この判決に対して国は、「その時代の科学的知見、技術水準に対応し、省令の制定など必要な対策を講じてきた。その結果、昭和54年には295人いた新規有所見者が平成17年には4人に激減し、対策の効果が出ている」等を主な理由として控訴した。しかし、新規有所見者とは、在職者のみを対象にした定期健診で新規にじん肺と診断された患者のみの数であり、トンネル建設労働者の多くは、短期間に入職・離職を繰り返す渡り坑夫であり、定期健診を受診できる者は少ないのが実態である。
じん肺は、粉じん職場離職後も進行する疾病であり、離職後長期間を経過してから発症する者も少なくない。したがって、随時申請者も対象とするのは当然のことである。
事実、旧労働省労働基準局長が発出した平成12年12月26日付け基発第768号「ずい道等建設工事における粉じん対策の推進について」では、「ずい道等建設工事においては、今なお、じん肺有所見者の発生率が高いことなど粉じん障害の防止への一層の取組が求められるところであり」と通達の目的が明示されており、これは控訴理由と矛盾するものである。
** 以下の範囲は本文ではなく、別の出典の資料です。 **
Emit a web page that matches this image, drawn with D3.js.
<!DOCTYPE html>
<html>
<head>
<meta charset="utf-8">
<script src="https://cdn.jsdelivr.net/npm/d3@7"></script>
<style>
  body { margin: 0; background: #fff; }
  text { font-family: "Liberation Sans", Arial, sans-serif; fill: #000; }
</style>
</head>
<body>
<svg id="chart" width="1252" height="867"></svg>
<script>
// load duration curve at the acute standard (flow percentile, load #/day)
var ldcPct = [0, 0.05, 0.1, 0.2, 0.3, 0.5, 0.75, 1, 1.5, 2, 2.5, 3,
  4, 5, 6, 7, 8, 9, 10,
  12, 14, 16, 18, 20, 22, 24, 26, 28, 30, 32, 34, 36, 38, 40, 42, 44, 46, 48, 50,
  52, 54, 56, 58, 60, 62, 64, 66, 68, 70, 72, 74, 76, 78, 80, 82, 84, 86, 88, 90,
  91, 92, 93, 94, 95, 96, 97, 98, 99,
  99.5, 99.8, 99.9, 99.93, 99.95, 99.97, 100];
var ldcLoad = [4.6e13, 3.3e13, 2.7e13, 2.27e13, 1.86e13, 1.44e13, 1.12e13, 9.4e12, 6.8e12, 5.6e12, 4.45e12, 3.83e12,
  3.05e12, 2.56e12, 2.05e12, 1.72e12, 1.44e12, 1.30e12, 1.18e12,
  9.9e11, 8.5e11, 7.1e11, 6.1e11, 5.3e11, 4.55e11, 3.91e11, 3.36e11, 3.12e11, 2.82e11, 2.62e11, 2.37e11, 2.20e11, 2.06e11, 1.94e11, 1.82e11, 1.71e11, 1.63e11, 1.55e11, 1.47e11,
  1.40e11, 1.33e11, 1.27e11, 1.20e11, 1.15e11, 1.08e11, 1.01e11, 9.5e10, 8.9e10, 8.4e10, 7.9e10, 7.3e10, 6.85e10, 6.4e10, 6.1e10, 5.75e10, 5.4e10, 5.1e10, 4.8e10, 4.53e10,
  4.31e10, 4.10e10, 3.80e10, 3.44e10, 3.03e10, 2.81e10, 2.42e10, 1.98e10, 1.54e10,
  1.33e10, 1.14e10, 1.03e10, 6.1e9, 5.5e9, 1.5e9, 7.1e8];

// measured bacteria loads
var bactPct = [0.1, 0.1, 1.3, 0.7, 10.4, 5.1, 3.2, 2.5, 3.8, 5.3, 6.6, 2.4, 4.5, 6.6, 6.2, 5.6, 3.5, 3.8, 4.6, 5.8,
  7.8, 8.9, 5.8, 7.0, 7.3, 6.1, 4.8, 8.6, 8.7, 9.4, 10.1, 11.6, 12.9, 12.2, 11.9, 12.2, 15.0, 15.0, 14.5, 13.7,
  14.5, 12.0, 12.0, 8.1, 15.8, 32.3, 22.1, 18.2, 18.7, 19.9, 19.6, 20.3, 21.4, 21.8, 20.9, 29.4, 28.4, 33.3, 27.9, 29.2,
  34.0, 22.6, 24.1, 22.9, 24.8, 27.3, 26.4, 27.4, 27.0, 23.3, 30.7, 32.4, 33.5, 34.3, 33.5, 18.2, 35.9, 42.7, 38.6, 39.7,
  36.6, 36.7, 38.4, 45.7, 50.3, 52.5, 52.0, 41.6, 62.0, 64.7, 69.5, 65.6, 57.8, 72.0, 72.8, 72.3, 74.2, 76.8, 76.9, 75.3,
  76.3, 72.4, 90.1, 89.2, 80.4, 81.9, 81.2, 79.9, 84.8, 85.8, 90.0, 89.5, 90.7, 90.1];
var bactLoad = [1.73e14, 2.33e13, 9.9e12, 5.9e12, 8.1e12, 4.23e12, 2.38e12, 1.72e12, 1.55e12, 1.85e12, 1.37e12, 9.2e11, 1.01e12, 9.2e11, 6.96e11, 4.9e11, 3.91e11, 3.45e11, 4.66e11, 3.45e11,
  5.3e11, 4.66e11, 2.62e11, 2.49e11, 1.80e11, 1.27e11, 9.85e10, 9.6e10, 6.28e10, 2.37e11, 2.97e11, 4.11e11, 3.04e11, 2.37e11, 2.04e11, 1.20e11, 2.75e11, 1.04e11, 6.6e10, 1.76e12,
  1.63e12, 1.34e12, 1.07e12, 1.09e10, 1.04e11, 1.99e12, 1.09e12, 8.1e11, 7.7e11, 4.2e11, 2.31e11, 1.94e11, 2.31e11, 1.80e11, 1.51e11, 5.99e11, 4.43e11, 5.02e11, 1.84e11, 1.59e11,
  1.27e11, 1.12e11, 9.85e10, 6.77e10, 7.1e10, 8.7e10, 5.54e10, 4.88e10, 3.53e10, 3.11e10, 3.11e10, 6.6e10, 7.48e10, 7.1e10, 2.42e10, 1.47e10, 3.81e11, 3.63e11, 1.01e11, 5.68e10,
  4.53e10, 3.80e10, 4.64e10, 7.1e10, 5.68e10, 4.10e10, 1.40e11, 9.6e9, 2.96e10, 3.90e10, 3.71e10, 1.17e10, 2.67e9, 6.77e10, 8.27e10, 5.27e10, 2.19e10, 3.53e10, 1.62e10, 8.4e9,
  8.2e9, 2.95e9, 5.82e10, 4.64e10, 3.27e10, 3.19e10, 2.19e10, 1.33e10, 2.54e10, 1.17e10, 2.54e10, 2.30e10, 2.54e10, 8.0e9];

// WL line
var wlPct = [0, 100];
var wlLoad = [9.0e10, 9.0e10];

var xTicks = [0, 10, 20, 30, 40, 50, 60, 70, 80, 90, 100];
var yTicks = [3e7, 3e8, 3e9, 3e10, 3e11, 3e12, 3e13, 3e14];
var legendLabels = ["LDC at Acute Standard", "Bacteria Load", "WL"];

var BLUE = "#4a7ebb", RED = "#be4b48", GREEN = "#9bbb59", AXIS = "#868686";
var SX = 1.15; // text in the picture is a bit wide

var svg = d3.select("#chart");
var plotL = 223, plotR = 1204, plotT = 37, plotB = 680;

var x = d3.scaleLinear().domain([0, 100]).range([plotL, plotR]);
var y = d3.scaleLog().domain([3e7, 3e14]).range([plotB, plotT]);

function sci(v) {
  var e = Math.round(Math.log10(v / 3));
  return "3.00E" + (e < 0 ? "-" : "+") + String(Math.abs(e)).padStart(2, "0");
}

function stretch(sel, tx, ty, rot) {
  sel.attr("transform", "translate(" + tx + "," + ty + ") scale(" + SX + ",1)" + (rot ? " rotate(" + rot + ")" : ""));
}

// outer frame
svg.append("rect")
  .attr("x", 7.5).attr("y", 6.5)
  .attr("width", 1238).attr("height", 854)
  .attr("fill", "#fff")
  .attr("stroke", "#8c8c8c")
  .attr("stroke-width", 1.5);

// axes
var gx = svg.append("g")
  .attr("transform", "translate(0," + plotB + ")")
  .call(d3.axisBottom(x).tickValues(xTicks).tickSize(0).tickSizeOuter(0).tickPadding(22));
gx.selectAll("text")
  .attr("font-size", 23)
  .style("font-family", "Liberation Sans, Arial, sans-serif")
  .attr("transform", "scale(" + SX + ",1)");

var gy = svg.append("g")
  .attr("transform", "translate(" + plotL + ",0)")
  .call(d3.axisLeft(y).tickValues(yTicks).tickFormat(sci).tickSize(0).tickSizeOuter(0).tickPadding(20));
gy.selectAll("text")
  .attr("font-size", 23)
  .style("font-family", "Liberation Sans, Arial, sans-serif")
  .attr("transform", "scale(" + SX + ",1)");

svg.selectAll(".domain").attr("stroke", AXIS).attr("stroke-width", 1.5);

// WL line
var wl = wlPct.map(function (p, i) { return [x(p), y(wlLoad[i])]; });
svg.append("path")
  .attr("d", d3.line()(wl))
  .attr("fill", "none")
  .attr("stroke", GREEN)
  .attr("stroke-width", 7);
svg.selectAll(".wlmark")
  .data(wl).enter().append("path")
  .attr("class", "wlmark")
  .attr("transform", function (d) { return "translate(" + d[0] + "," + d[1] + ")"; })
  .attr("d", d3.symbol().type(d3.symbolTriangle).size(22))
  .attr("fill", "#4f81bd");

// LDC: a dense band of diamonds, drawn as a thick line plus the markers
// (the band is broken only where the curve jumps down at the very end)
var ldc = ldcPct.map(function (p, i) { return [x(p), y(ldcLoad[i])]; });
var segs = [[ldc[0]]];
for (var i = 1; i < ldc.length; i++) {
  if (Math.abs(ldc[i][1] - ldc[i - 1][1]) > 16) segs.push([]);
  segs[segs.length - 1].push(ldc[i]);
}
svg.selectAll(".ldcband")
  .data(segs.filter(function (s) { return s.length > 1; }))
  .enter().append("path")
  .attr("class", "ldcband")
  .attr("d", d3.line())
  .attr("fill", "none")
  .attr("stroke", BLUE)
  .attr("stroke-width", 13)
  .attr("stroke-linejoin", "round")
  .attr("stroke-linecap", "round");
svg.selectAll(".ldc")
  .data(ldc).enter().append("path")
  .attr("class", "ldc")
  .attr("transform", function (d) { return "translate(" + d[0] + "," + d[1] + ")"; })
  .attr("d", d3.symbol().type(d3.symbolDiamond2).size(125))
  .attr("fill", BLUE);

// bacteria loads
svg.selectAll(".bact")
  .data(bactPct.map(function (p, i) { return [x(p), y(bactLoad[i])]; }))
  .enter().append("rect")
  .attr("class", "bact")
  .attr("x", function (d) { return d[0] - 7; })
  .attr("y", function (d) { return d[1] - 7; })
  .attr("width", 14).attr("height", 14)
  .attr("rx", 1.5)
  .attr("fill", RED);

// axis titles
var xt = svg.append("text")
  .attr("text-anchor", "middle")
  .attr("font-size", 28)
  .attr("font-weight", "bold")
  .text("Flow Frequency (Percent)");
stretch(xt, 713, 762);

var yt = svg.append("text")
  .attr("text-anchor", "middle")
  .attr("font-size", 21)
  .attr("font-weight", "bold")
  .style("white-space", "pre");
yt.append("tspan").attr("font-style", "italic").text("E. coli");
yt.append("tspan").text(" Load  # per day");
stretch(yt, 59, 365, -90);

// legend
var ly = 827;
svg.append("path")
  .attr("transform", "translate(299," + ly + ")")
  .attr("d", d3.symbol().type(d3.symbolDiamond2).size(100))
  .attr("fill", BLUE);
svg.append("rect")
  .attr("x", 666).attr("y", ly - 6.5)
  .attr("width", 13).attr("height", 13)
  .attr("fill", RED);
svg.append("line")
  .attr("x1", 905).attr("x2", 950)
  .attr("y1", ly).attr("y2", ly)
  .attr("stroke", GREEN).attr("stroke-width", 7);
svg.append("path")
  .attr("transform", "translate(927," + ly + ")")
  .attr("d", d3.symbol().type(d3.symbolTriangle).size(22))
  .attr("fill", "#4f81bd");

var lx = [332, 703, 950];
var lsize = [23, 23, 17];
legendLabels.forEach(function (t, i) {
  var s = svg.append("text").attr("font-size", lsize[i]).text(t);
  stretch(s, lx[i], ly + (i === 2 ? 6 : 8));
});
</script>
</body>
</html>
ちなみに、随時申請者も含めると平成16年度に認定されたトンネル建設労働者の有所見者数は363名、要療養者数は146名になる。
じん肺被災者の救済とじん肺根絶に関しては、全国22都道府県議会において採択されている。また、同趣旨の賛同署名については、350名の衆・参議院の国会議員から署名が寄せられる等、じん肺根絶の世論は大きく形成され、司法判断も含めてトンネルじん肺問題の全面解決の機は熟してきているものと確信している。
ついては、貴議会において、次の事項を内容とした意見書を国に提出されたい。
- トンネル建設現場において、定期的な粉じん測定及び測定結果の評価を義務づけること。
- トンネル建設現場において、坑内労働者が粉じんに暴露される時間を短縮・規制すること。